Inside the newsroom, life was no less memorable. We got permission to repaint the room and had Chinese yo-yo fights across the desks. After late night shifts at the off-site print shop left us slap happy, News Editor Sue Maney — aka Sue Maniac — proved far more dangerous behind the handle of a shopping cart at Big Bear grocery store than behind the wheel of a car.
I also covered the hockey team one quarter and still keep in touch with some players on Facebook — just a few of my Lantern connections that have lasted 45-plus years.
I was wire editor one quarter, selecting AP and UPI stories off the teletypes to run in the paper. Other quarters I supervised copy editors from the “slot” of the horseshoe table that we worked from and formatted stories for typesetting when VDT word processors in the newsroom were still new.
There weren’t many bad experiences, but one still galls me: when then-basketball coach Eldon Miller sneeringly called me “little girl.” I admit that, not knowing as much about basketball as other sports, I asked a question he didn’t like. But that was no excuse for someone in his position to be so condescending.
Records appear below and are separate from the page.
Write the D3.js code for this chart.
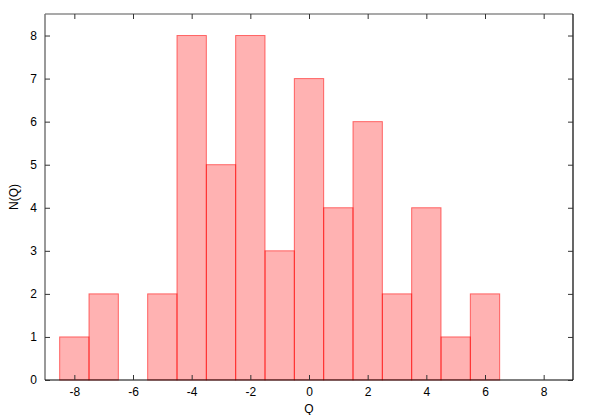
<!DOCTYPE html>
<html><head><meta charset="utf-8">
<script src="https://cdn.jsdelivr.net/npm/d3@7"></script>
<style>body{margin:0;background:#fff}svg{display:block}text{font-family:"Liberation Sans",Arial,sans-serif;font-size:12px;fill:#000}</style>
</head><body>
<svg id="c" width="593" height="415"></svg>
<script>
const binCenters = [-8,-7,-6,-5,-4,-3,-2,-1,0,1,2,3,4,5,6];
const counts     = [ 1, 2, 0, 2, 8, 5, 8, 3, 7, 4, 6, 2, 4, 1, 2];
const xTicks = [-8,-6,-4,-2,0,2,4,6,8];
const yTicks = [0,1,2,3,4,5,6,7,8];
const binWidth = 1;

const svg = d3.select("#c");
const L=45, R=573, T=14, B=380;
const x = d3.scaleLinear().domain([-9,9]).range([L,R]);
const y = d3.scaleLinear().domain([0,8.5]).range([B,T]);
const fmt = d => String(d);

// bars
svg.append("g").selectAll("rect").data(binCenters.map((c,i)=>({c,v:counts[i]})).filter(d=>d.v>0))
  .join("rect")
  .attr("x",d=>x(d.c-binWidth/2))
  .attr("y",d=>y(d.v))
  .attr("width",d=>x(d.c+binWidth/2)-x(d.c-binWidth/2))
  .attr("height",d=>y(0)-y(d.v))
  .attr("fill","rgba(255,0,0,0.3)")
  .attr("stroke","rgba(255,0,0,0.55)")
  .attr("stroke-width",1);

// frame
const g = svg.append("g");
g.append("line").attr("x1",L).attr("x2",R).attr("y1",T).attr("y2",T).attr("stroke","#555").attr("stroke-width",1.2);
g.append("line").attr("x1",R).attr("x2",R).attr("y1",T).attr("y2",B).attr("stroke","#000").attr("stroke-width",1.2);
g.append("line").attr("x1",L).attr("x2",L).attr("y1",T).attr("y2",B).attr("stroke","#777").attr("stroke-width",1.5);
g.append("line").attr("x1",L).attr("x2",R).attr("y1",B).attr("y2",B).attr("stroke","#000").attr("stroke-width",1.2);

// axes ticks via d3 axes
const xb = svg.append("g").attr("transform",`translate(0,${B})`)
  .call(d3.axisBottom(x).tickValues(xTicks).tickSize(-5).tickPadding(7).tickFormat(fmt));
const xt = svg.append("g").attr("transform",`translate(0,${T})`)
  .call(d3.axisTop(x).tickValues(xTicks).tickSize(-5).tickFormat(""));
const yl = svg.append("g").attr("transform",`translate(${L},0)`)
  .call(d3.axisLeft(y).tickValues(yTicks).tickSize(-5).tickPadding(8).tickFormat(fmt));
const yr = svg.append("g").attr("transform",`translate(${R},0)`)
  .call(d3.axisRight(y).tickValues(yTicks).tickSize(-5).tickFormat(""));
[xb,xt,yl,yr].forEach(a=>{
  a.select(".domain").remove();
  a.selectAll(".tick line").attr("stroke","#333").attr("stroke-width",1);
  a.selectAll("text").attr("font-family","Liberation Sans, Arial, sans-serif").attr("font-size",12).attr("fill","#000");
});

// labels
svg.append("text").attr("x",x(0)).attr("y",413).attr("text-anchor","middle").text("Q");
svg.append("text").attr("transform",`translate(14,${(T+B)/2}) rotate(-90)`).attr("text-anchor","middle").attr("dy","0.35em").text("N(Q)");
</script>
</body></html>
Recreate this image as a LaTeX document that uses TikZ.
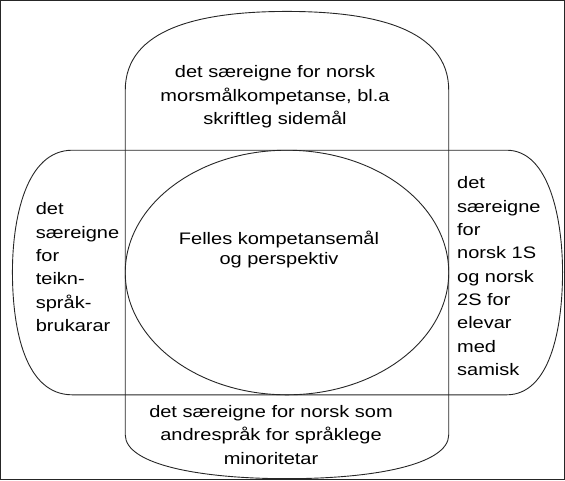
\documentclass[tikz,border=0pt]{standalone}
\usepackage{fontspec}
\setmainfont[FakeStretch=1.2]{Liberation Sans}
\usetikzlibrary{positioning}

\begin{document}
\begin{tikzpicture}[x=1pt,y=-1pt]
        \tikzstyle{every path}=[line width=0.9pt,draw=black!85]
        \tikzstyle{txt}=[inner sep=0pt,font=\fontsize{16.7}{23.5}\selectfont]
        \tikzstyle{mid}=[txt,align=center,anchor=north]
        \tikzstyle{side}=[txt,align=left,anchor=north west]

        \useasboundingbox (0,0) rectangle (565,480);

        %the upright shape
        \draw (125,435) -- (125,90)
              .. controls (125,28) and (200,11) .. (287,11)
              .. controls (374,11) and (449,28) .. (449,90)
              -- (449,435)
              .. controls (449,465) and (374,479) .. (287,479)
              .. controls (200,479) and (125,465) .. (125,435) -- cycle;

        %the lying shape
        \draw (72,150) -- (507,150)
              .. controls (550,150) and (563,220) .. (563,272)
              .. controls (563,330) and (550,395) .. (507,395)
              -- (72,395)
              .. controls (25,395) and (12,330) .. (12,272)
              .. controls (12,220) and (25,150) .. (72,150) -- cycle;

        %the common part
        \draw (287,272.5) ellipse [x radius=162pt,y radius=122.5pt];

        \node [mid] (topTxt) at (275,65)
            {det særeigne for norsk\\morsmålkompetanse, bl.a\\skriftleg sidemål};
        \node [mid,font=\fontsize{16.7}{20}\selectfont] (midTxt) at (279,231)
            {Felles kompetansemål\\og perspektiv};
        \node [mid] (bottomTxt) at (271,405)
            {det særeigne for norsk som\\andrespråk for språklege\\minoritetar};
        \node [side,font=\fontsize{16.7}{23.4}\selectfont] (leftTxt) at (35,202)
            {det\\særeigne\\for\\teikn-\\språk-\\brukarar};
        \node [side,font=\fontsize{16.7}{23.4}\selectfont] (rightTxt) at (457,176)
            {det\\særeigne\\for\\norsk 1S\\og norsk\\2S for\\elevar\\med\\samisk};
\end{tikzpicture}
\end{document}
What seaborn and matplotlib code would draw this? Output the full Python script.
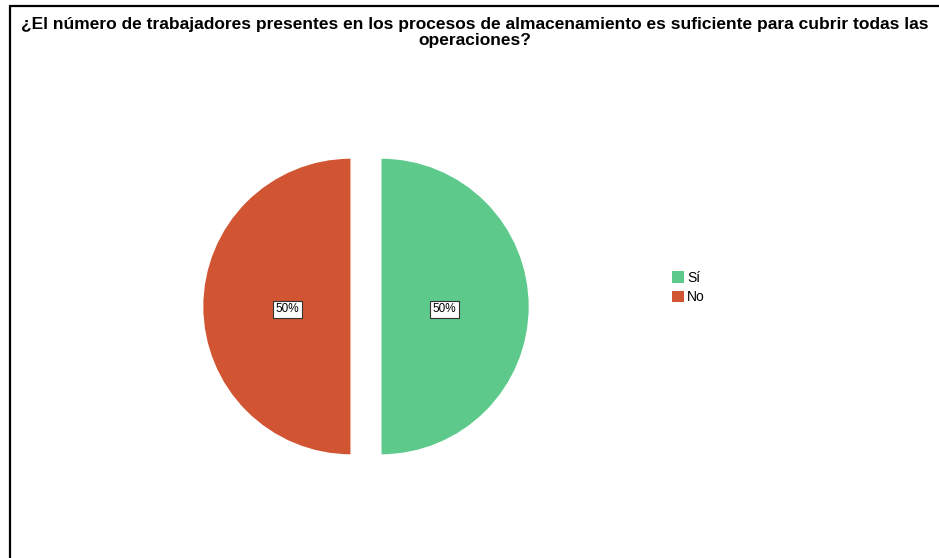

With five-day-a-week printing and huge circulation, the university’s prestige, the renowned sports programs, and myriad other opportunities, OSU and The Lantern offered an experience like no other.
Editor’s Note: Chris Mines graduated in 1981 and has worked in public relations at a community college, as a sports editor on a weekly newspaper, and as an editor of maintenance manuals for GE jet aircraft engines. Since 2013 she has been the marketing copy editor at Highlights for Children, the iconic kids’ magazine, currently working remotely from Boulder, Colorado.